====== DATA BLOCK ======

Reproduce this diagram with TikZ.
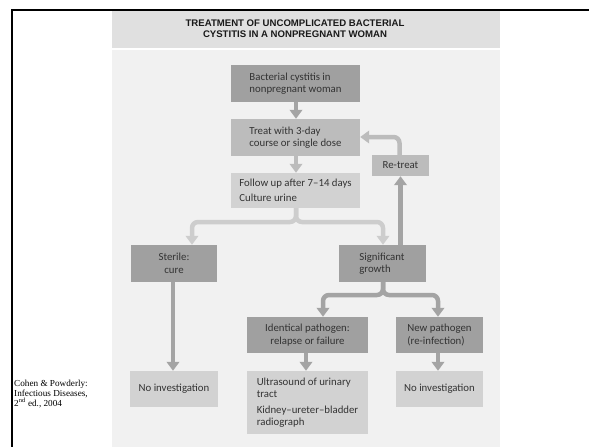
\documentclass[tikz,border=0pt]{standalone}
\usepackage{fontspec}
\usetikzlibrary{arrows.meta,calc}
\newfontfamily\boxfont[Ligatures=TeX]{Carlito}
\newfontfamily\ttlfont[Ligatures=TeX]{Liberation Sans}
\newfontfamily\capfont[Ligatures=TeX]{Liberation Serif}
\definecolor{dk}{HTML}{A0A0A0}
\definecolor{md}{HTML}{BCBCBC}
\definecolor{lt}{HTML}{D2D2D2}
\definecolor{panel}{HTML}{F1F1F1}
\definecolor{band}{HTML}{E0E0E0}
\definecolor{txt}{HTML}{333333}
\definecolor{ardk}{HTML}{A4A4A4}
\definecolor{armd}{HTML}{BCBCBC}
\definecolor{arlt}{HTML}{CDCDCD}
\tikzset{
  fbox/.style={rectangle, inner sep=0pt, align=left, text=txt,
    font=\boxfont\fontsize{10.8}{12.5}\selectfont},
  dkbox/.style={fbox, fill=dk},
  mdbox/.style={fbox, fill=md},
  ltbox/.style={fbox, fill=lt},
  arr/.style={line width=4.5pt, rounded corners=6pt,
    -{Triangle[width=12.5pt,length=9pt]}},
}
\begin{document}
\begin{tikzpicture}[x=1pt,y=-1pt]
\useasboundingbox (0,0) rectangle (589,447);
\fill[white] (0,0) rectangle (589,447);
% frame
\fill[band] (112,11) rectangle (500,48);
\fill[panel] (112,50) rectangle (500,447);
\draw[line width=2.2pt] (12,447) -- (12,10) -- (589,10);
% title
\node[align=center, text=black!90, font=\ttlfont\bfseries\fontsize{9.6}{11.3}\selectfont]
  (title) at (295,29) {TREATMENT OF UNCOMPLICATED BACTERIAL\\CYSTITIS IN A NONPREGNANT WOMAN};
% caption
\node[anchor=north west, inner sep=0pt, align=left,
  font=\capfont\fontsize{9.2}{10}\selectfont] (cap) at (14,379.5)
  {Cohen \& Powderly:\\Infectious Diseases,\\2\textsuperscript{nd} ed., 2004};
% boxes
\node[dkbox, minimum width=129pt, minimum height=37pt] (b1) at (295.5,83.5)
  {Bacterial cystitis in\\nonpregnant woman};
\node[mdbox, minimum width=129pt, minimum height=37pt] (b2) at (295.5,137.5)
  {Treat with 3-day\\course or single dose};
\node[ltbox, minimum width=129pt, minimum height=35pt] (b3) at (295.5,190.5)
  {Follow up after 7–14 days\\[2.5pt]Culture urine};
\node[mdbox, align=center, minimum width=57pt, minimum height=21pt] (rt) at (400.5,165.5)
  {Re-treat};
\node[dkbox, align=center, minimum width=86pt, minimum height=37pt] (st) at (174,263.5)
  {Sterile:\\cure};
\node[dkbox, minimum width=87pt, minimum height=37pt] (sg) at (382,263.5)
  {Significant\\growth};
\node[dkbox, align=center, minimum width=121pt, minimum height=36pt] (id) at (307.5,335)
  {Identical pathogen:\\relapse or failure};
\node[dkbox, minimum width=87pt, minimum height=36pt] (nw) at (439.5,335)
  {New pathogen\\(re-infection)};
\node[ltbox, minimum width=88pt, minimum height=36pt] (n1) at (174,389)
  {No investigation};
\node[ltbox, minimum width=121pt, minimum height=63pt] (us) at (307.5,402.5)
  {Ultrasound of urinary\\tract\\[3pt]Kidney–ureter–bladder\\radiograph};
\node[ltbox, minimum width=87pt, minimum height=36pt] (n2) at (439.5,389)
  {No investigation};
% junction points
\coordinate (j1) at (296,222);
\coordinate (j2) at (383,295);
% connectors
\draw[arr, ardk] ([xshift=0.5pt]b1.south) -- ([xshift=0.5pt]b2.north);
\draw[arr, armd] ([xshift=0.5pt]b2.south) -- ([xshift=0.5pt]b3.north);
\draw[arr, arlt] (b3.south -| j1) -- (j1) -| ([xshift=18pt]st.north);
\draw[arr, arlt] (b3.south -| j1) -- (j1) -| ([xshift=1pt]sg.north);
\draw[arr, ardk] (sg.north -| rt.south) -- (rt.south);
\draw[arr, armd] ([xshift=-1pt]rt.north) |- ([yshift=0.5pt]b2.east);
\draw[arr, ardk] ([xshift=-1pt]st.south) -- ([xshift=-1pt]n1.north);
\draw[arr, ardk] (sg.south -| j2) -- (j2) -| ([xshift=15.5pt]id.north);
\draw[arr, ardk] (sg.south -| j2) -- (j2) -| ([xshift=-1.5pt]nw.north);
\draw[arr, ardk] ([xshift=-1.5pt]id.south) -- ([xshift=-1.5pt]us.north);
\draw[arr, ardk] ([xshift=-1.5pt]nw.south) -- ([xshift=-1.5pt]n2.north);
\end{tikzpicture}
\end{document}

======

Without the pictures, write out the whole listing above exactly as it appears.

## THE COMPLETED TASK
Reproduce this diagram with TikZ.
\documentclass[tikz,border=0pt]{standalone}
\usepackage{fontspec}
\usetikzlibrary{arrows.meta,calc}
\newfontfamily\boxfont[Ligatures=TeX]{Carlito}
\newfontfamily\ttlfont[Ligatures=TeX]{Liberation Sans}
\newfontfamily\capfont[Ligatures=TeX]{Liberation Serif}
\definecolor{dk}{HTML}{A0A0A0}
\definecolor{md}{HTML}{BCBCBC}
\definecolor{lt}{HTML}{D2D2D2}
\definecolor{panel}{HTML}{F1F1F1}
\definecolor{band}{HTML}{E0E0E0}
\definecolor{txt}{HTML}{333333}
\definecolor{ardk}{HTML}{A4A4A4}
\definecolor{armd}{HTML}{BCBCBC}
\definecolor{arlt}{HTML}{CDCDCD}
\tikzset{
  fbox/.style={rectangle, inner sep=0pt, align=left, text=txt,
    font=\boxfont\fontsize{10.8}{12.5}\selectfont},
  dkbox/.style={fbox, fill=dk},
  mdbox/.style={fbox, fill=md},
  ltbox/.style={fbox, fill=lt},
  arr/.style={line width=4.5pt, rounded corners=6pt,
    -{Triangle[width=12.5pt,length=9pt]}},
}
\begin{document}
\begin{tikzpicture}[x=1pt,y=-1pt]
\useasboundingbox (0,0) rectangle (589,447);
\fill[white] (0,0) rectangle (589,447);
% frame
\fill[band] (112,11) rectangle (500,48);
\fill[panel] (112,50) rectangle (500,447);
\draw[line width=2.2pt] (12,447) -- (12,10) -- (589,10);
% title
\node[align=center, text=black!90, font=\ttlfont\bfseries\fontsize{9.6}{11.3}\selectfont]
  (title) at (295,29) {TREATMENT OF UNCOMPLICATED BACTERIAL\\CYSTITIS IN A NONPREGNANT WOMAN};
% caption
\node[anchor=north west, inner sep=0pt, align=left,
  font=\capfont\fontsize{9.2}{10}\selectfont] (cap) at (14,379.5)
  {Cohen \& Powderly:\\Infectious Diseases,\\2\textsuperscript{nd} ed., 2004};
% boxes
\node[dkbox, minimum width=129pt, minimum height=37pt] (b1) at (295.5,83.5)
  {Bacterial cystitis in\\nonpregnant woman};
\node[mdbox, minimum width=129pt, minimum height=37pt] (b2) at (295.5,137.5)
  {Treat with 3-day\\course or single dose};
\node[ltbox, minimum width=129pt, minimum height=35pt] (b3) at (295.5,190.5)
  {Follow up after 7–14 days\\[2.5pt]Culture urine};
\node[mdbox, align=center, minimum width=57pt, minimum height=21pt] (rt) at (400.5,165.5)
  {Re-treat};
\node[dkbox, align=center, minimum width=86pt, minimum height=37pt] (st) at (174,263.5)
  {Sterile:\\cure};
\node[dkbox, minimum width=87pt, minimum height=37pt] (sg) at (382,263.5)
  {Significant\\growth};
\node[dkbox, align=center, minimum width=121pt, minimum height=36pt] (id) at (307.5,335)
  {Identical pathogen:\\relapse or failure};
\node[dkbox, minimum width=87pt, minimum height=36pt] (nw) at (439.5,335)
  {New pathogen\\(re-infection)};
\node[ltbox, minimum width=88pt, minimum height=36pt] (n1) at (174,389)
  {No investigation};
\node[ltbox, minimum width=121pt, minimum height=63pt] (us) at (307.5,402.5)
  {Ultrasound of urinary\\tract\\[3pt]Kidney–ureter–bladder\\radiograph};
\node[ltbox, minimum width=87pt, minimum height=36pt] (n2) at (439.5,389)
  {No investigation};
% junction points
\coordinate (j1) at (296,222);
\coordinate (j2) at (383,295);
% connectors
\draw[arr, ardk] ([xshift=0.5pt]b1.south) -- ([xshift=0.5pt]b2.north);
\draw[arr, armd] ([xshift=0.5pt]b2.south) -- ([xshift=0.5pt]b3.north);
\draw[arr, arlt] (b3.south -| j1) -- (j1) -| ([xshift=18pt]st.north);
\draw[arr, arlt] (b3.south -| j1) -- (j1) -| ([xshift=1pt]sg.north);
\draw[arr, ardk] (sg.north -| rt.south) -- (rt.south);
\draw[arr, armd] ([xshift=-1pt]rt.north) |- ([yshift=0.5pt]b2.east);
\draw[arr, ardk] ([xshift=-1pt]st.south) -- ([xshift=-1pt]n1.north);
\draw[arr, ardk] (sg.south -| j2) -- (j2) -| ([xshift=15.5pt]id.north);
\draw[arr, ardk] (sg.south -| j2) -- (j2) -| ([xshift=-1.5pt]nw.north);
\draw[arr, ardk] ([xshift=-1.5pt]id.south) -- ([xshift=-1.5pt]us.north);
\draw[arr, ardk] ([xshift=-1.5pt]nw.south) -- ([xshift=-1.5pt]n2.north);
\end{tikzpicture}
\end{document}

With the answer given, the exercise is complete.